STATED EXERCISE => Lift out each line of the data that holds "this".

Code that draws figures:
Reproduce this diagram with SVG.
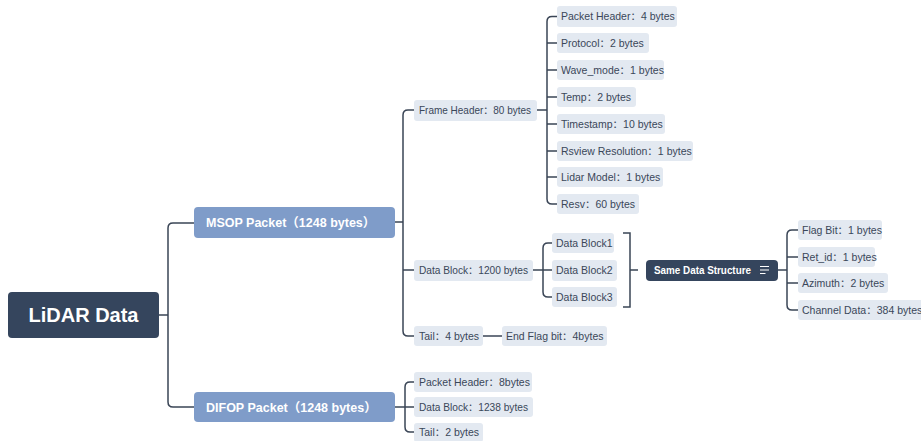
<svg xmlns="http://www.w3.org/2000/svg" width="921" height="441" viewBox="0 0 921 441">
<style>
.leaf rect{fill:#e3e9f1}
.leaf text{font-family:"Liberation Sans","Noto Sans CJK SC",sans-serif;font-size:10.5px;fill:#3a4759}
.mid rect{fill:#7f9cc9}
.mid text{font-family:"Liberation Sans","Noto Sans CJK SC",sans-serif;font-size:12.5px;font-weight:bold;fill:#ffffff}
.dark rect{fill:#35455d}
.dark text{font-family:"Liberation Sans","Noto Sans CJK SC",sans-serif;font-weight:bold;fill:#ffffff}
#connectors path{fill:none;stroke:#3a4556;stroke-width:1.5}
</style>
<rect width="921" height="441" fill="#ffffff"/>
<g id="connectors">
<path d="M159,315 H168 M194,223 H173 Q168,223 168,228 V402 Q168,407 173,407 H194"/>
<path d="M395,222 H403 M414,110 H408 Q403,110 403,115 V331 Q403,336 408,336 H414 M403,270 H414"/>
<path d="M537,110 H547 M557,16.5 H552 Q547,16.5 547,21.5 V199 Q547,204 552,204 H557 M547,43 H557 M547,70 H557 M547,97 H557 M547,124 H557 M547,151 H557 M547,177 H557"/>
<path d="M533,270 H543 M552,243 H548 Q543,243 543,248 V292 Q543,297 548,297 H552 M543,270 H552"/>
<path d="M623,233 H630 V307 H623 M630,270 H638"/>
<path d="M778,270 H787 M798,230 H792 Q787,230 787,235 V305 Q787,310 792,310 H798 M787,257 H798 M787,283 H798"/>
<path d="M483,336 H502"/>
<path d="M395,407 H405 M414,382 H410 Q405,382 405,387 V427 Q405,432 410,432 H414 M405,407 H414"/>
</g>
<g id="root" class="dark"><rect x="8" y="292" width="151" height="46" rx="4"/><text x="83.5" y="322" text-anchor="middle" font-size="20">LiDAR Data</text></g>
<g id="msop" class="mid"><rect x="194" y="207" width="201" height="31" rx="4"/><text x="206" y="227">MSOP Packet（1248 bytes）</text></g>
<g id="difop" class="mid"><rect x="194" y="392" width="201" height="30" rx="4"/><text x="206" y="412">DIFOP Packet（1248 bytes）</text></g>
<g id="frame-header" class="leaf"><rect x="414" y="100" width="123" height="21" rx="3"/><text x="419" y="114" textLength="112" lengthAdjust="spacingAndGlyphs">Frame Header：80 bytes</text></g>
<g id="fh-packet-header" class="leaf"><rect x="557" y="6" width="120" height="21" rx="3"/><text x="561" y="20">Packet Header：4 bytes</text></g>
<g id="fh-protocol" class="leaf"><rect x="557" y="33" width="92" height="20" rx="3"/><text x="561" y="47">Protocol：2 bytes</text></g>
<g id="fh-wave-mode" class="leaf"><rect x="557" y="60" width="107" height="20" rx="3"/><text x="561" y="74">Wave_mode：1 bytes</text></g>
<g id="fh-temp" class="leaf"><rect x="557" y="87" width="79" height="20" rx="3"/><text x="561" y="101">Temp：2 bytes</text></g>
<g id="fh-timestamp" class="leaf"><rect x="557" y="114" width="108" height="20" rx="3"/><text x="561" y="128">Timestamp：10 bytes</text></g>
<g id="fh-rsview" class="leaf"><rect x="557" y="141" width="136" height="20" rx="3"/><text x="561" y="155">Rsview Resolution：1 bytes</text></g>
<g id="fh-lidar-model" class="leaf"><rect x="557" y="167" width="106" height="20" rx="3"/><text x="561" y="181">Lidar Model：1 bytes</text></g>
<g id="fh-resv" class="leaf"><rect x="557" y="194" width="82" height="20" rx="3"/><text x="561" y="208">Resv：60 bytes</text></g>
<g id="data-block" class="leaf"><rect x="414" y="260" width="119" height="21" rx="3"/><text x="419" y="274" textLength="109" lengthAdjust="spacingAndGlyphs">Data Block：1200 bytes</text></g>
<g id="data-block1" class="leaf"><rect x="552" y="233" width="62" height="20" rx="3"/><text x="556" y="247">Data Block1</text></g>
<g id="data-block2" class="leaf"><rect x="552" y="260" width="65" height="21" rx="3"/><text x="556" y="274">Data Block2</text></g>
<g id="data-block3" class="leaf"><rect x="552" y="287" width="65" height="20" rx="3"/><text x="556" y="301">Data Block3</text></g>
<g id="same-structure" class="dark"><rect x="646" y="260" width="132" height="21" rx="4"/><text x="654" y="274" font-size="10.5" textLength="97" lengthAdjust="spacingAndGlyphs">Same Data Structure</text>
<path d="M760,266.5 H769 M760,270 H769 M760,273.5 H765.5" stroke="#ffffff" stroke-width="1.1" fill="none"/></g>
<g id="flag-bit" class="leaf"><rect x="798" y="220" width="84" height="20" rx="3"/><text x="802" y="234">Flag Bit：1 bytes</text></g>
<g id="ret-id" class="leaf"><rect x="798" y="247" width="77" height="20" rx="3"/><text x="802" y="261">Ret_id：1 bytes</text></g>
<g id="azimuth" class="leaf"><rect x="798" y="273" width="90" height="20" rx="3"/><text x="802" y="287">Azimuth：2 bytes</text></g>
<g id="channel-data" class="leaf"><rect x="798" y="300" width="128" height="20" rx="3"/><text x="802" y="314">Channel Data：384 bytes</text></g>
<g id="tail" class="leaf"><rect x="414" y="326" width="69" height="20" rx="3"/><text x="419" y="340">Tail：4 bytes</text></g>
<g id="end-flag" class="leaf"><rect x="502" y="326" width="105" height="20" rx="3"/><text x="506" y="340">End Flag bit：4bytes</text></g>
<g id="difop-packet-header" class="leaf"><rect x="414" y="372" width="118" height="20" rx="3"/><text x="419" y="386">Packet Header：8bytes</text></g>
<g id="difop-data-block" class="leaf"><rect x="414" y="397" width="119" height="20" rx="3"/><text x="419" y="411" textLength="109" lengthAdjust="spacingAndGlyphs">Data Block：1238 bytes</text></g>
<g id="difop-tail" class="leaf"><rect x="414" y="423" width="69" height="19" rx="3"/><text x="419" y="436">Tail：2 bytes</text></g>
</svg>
* * *
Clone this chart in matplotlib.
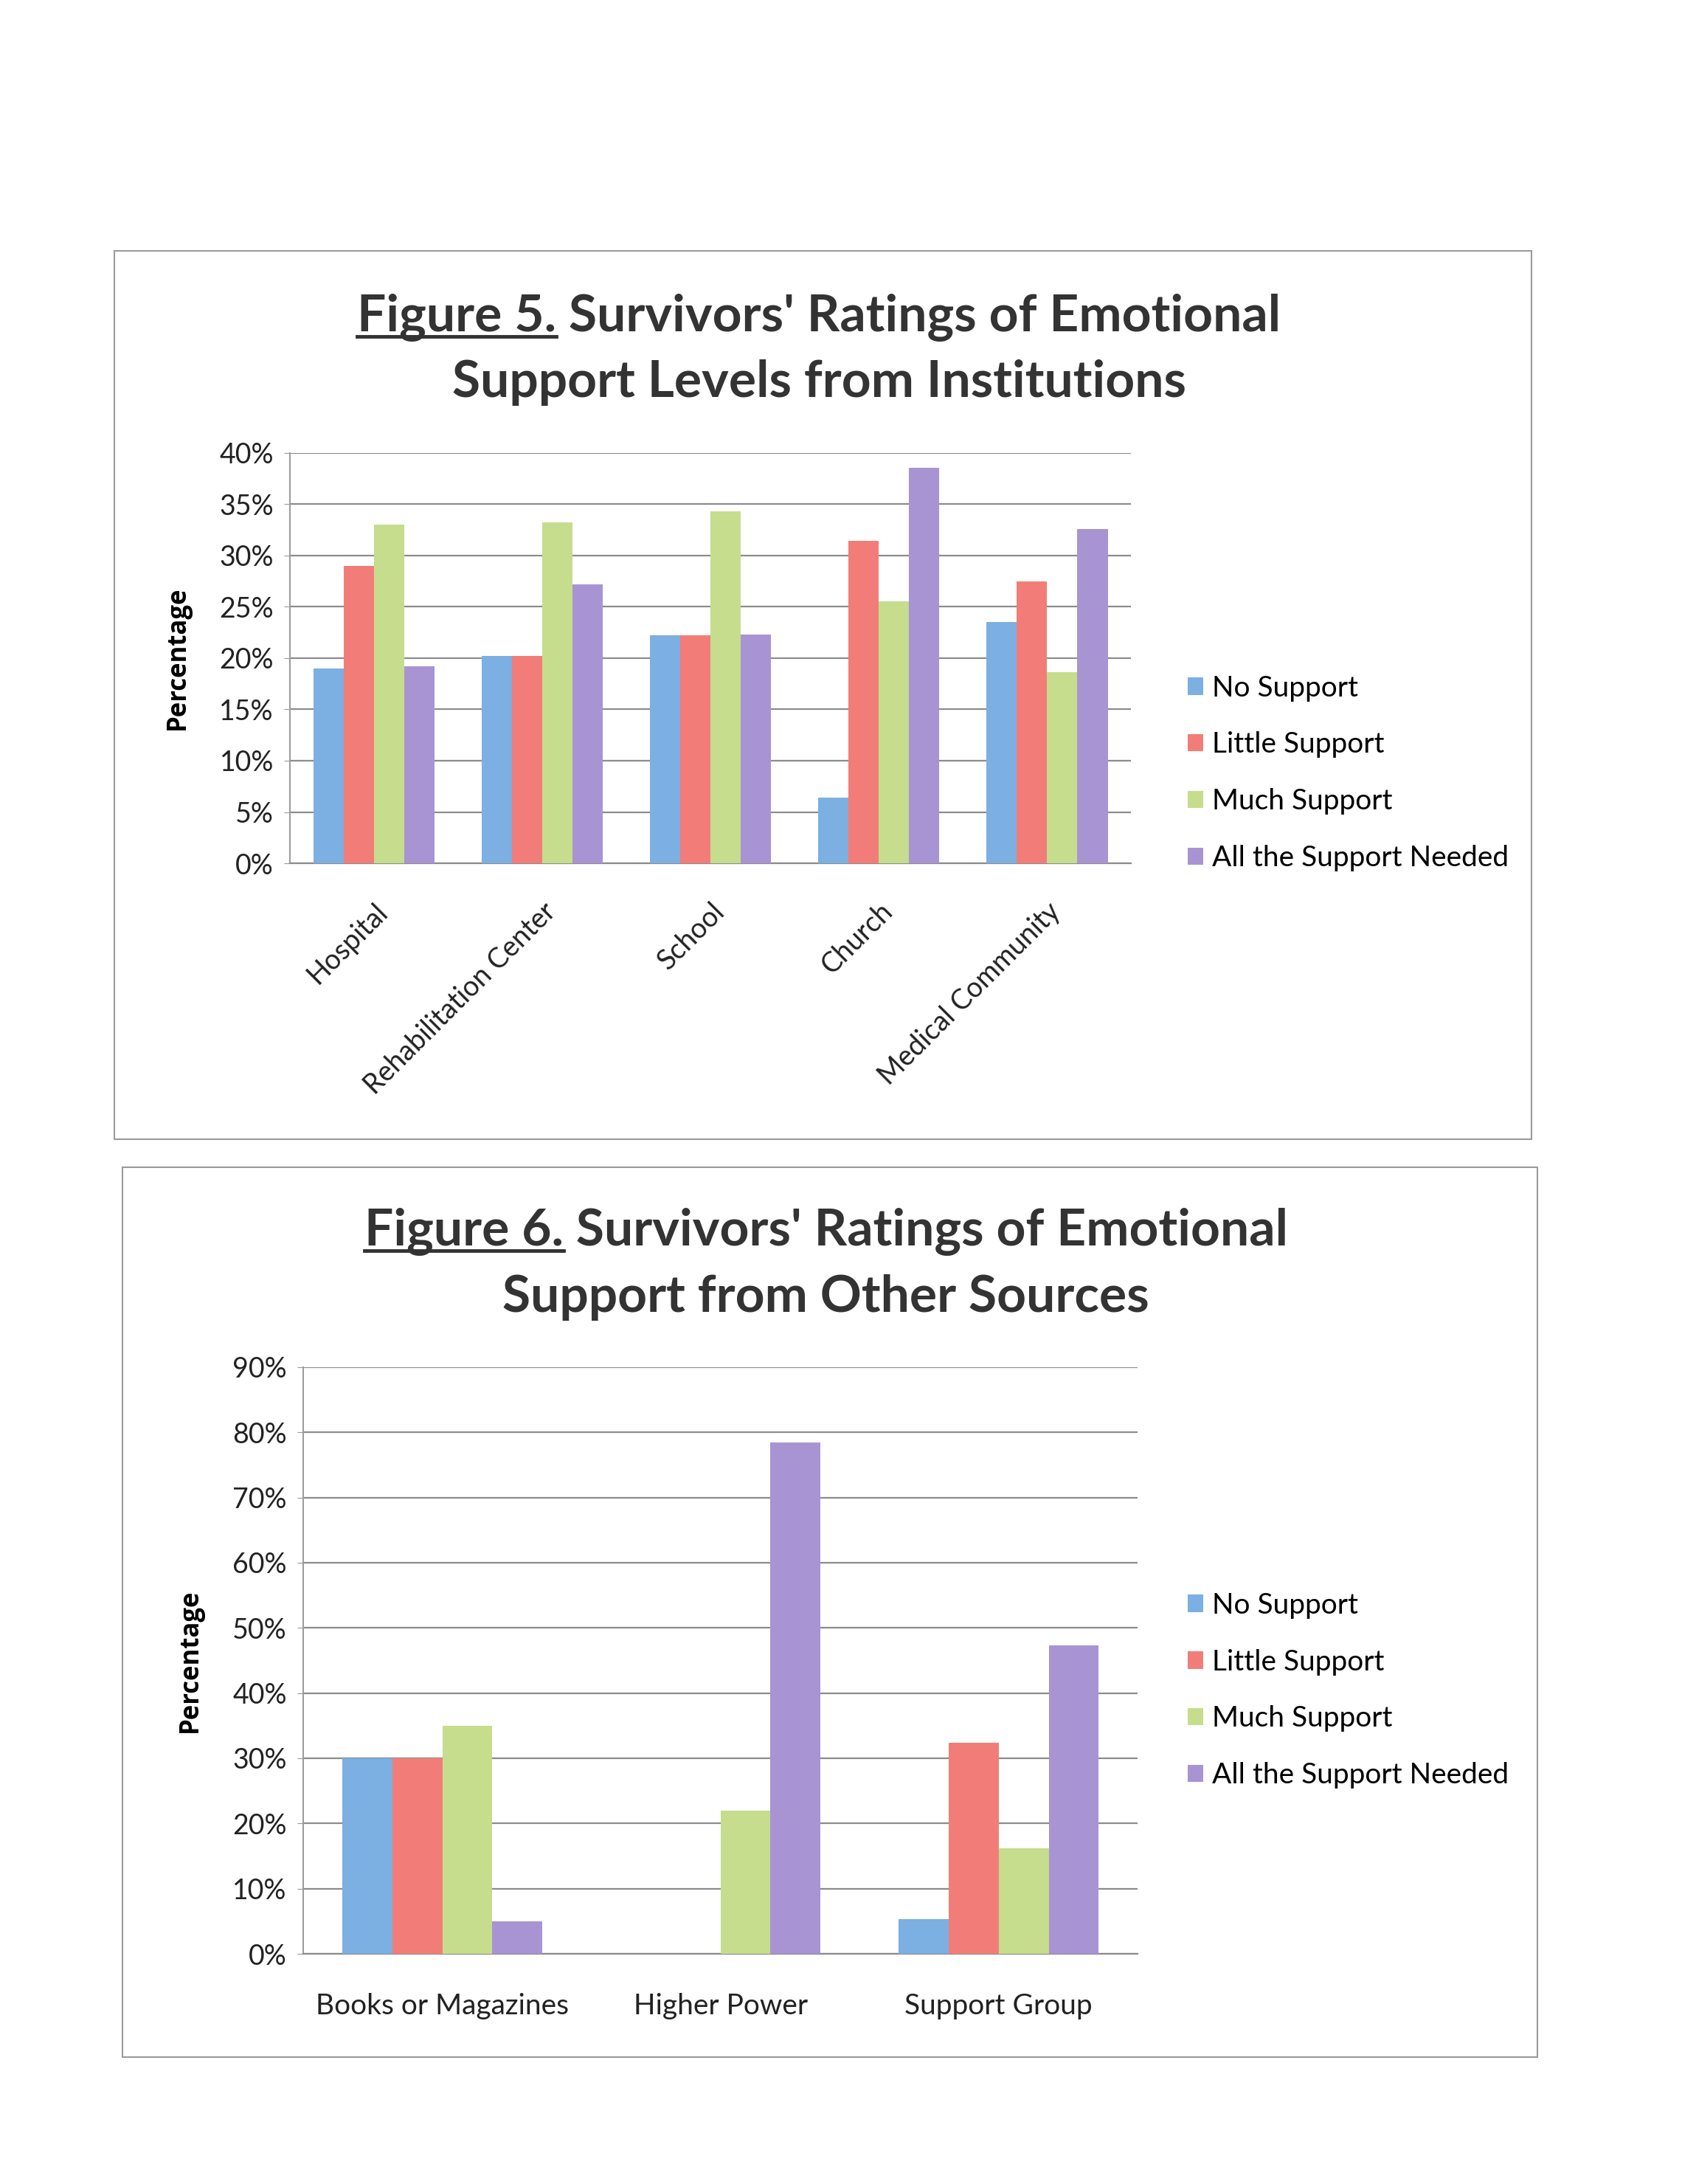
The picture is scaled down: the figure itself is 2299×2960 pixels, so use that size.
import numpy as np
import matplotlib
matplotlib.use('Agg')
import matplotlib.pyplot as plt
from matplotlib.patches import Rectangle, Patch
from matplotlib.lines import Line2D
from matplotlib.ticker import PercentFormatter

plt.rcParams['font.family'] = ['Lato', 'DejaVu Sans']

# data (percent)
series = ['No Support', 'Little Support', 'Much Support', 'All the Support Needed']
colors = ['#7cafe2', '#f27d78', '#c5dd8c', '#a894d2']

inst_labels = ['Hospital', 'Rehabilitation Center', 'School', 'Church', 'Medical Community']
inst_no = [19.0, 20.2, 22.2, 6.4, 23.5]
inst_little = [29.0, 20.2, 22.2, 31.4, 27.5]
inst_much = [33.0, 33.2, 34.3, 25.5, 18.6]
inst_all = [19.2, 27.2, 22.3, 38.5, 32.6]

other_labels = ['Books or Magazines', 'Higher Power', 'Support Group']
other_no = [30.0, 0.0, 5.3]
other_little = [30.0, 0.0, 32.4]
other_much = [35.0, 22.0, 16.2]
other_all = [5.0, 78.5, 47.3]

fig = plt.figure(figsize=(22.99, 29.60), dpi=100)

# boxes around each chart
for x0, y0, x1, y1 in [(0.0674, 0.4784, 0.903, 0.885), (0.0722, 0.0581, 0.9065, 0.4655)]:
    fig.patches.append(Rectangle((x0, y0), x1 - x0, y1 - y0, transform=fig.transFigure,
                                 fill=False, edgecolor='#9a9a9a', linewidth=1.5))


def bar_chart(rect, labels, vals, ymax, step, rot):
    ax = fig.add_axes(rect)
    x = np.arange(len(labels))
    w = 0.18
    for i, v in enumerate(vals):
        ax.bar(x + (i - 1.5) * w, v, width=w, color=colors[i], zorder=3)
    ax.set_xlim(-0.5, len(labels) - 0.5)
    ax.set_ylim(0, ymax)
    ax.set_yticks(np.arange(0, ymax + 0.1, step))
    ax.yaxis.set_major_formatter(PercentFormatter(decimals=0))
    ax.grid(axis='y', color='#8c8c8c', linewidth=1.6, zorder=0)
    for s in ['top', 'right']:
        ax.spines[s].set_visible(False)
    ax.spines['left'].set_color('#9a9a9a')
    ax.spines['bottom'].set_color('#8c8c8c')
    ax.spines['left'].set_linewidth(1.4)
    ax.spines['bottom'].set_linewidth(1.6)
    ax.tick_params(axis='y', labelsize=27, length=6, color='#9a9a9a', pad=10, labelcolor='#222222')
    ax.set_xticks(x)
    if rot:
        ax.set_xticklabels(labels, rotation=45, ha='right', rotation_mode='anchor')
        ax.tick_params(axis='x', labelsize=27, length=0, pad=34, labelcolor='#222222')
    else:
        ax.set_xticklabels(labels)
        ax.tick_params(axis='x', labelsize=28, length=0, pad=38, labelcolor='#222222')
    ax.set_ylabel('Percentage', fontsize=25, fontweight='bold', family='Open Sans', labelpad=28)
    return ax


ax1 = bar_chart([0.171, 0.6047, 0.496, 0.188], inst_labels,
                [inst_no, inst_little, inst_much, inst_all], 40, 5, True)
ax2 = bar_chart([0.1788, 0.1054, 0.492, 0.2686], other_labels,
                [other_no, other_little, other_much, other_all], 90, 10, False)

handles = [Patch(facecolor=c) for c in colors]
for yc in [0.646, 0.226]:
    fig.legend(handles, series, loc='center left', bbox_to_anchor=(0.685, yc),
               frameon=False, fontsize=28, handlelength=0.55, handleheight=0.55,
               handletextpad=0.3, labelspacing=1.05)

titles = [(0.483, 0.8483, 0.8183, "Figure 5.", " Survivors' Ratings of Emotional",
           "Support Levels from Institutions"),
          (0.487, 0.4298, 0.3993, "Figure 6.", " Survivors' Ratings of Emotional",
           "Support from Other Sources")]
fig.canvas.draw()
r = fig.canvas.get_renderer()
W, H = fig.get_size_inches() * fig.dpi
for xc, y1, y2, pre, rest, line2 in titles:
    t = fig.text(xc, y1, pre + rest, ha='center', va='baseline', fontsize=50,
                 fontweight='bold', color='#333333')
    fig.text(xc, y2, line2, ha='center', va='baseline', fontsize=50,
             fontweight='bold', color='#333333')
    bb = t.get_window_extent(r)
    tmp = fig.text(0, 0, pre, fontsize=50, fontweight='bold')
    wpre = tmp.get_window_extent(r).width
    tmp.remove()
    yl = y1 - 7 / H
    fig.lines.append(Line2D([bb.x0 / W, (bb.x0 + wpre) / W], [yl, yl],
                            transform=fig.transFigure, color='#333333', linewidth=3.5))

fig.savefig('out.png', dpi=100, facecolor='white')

COMPLETE OUTPUT =>
Reproduce this diagram with SVG.
Clone this chart in matplotlib.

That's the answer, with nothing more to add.